In this paper, the lithium-ion battery performance of anode materials of SiNWs with different average diameters, i.e. 100 nm, 30 nm and 10 nm is discussed, and the lithium storage mechanism of SiNWs with different diameters is analyzed by means of electrochemical test. Among the three kinds of silicon nanowires, 30 nm silicon nanowires have the best performance for lithium-ion batteries. The discharge capacity is 1066.0 mAh/g at the current density of 300 mA/g, and the capacity retention rate of the 50th cycle is 89.5%. The performance advantages of 30 nm UTSiNWs are mainly attributed to the following three points: a) the diameter of 30 nm UTSiNWs is relatively small, which can resist large stress during cycling, so it is unlikely to be pulverized; b) The surface of the 30 nm UTSiNWs are coated with SiO_x of appropriate size, which can resist the volume expansion of the nanowires during cycling, making the 30 nm UTSiNWs anode have a more stable SEI film; c) The specific surface area of the 30 nm UTSiNWs is smaller than that of the 10 nm UTSiNWs, so less side reactions which may lead to capacity fading will be happened.

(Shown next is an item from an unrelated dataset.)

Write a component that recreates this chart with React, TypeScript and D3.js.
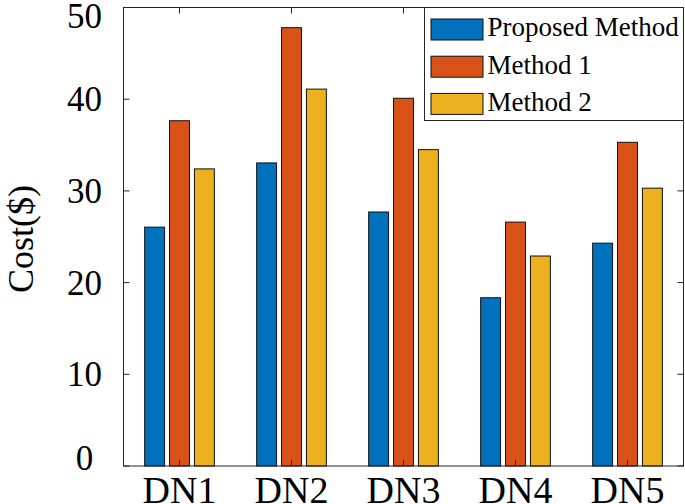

        In this paper, the preparation of UTSiNWs/rGO composite was studied. The specific discarage capacity of the composite is 2013.1 mAh/g in the 2nd cycle, and 1542.1 mAh/g in the 50th cycle, which is higher than that of the uncoated UTSiNWs. It can be seen that the specific capacity of UTSiNWs coated with rGO is significantly increased. This is because the coating of rGO improves the electronic conductivity of the electrode material, the interface resistance and the load transfer resistance are effectively reduced, so that the specific capacity of the electrode material is further improved. At the same time, the rate performance of the composite anode is also improved compared with the uncoated one. At the current density of 1200 mA/g, the specific capacity of UTSiNWs/rGO composite anode is still 1297.8 mAh/g. It can be seen that the coating of rGO makes the diffusion ability of lithium-ion in the electrode material stronger, so that the electrode material can still maintain a high capacity in the rapid charging and discharging process.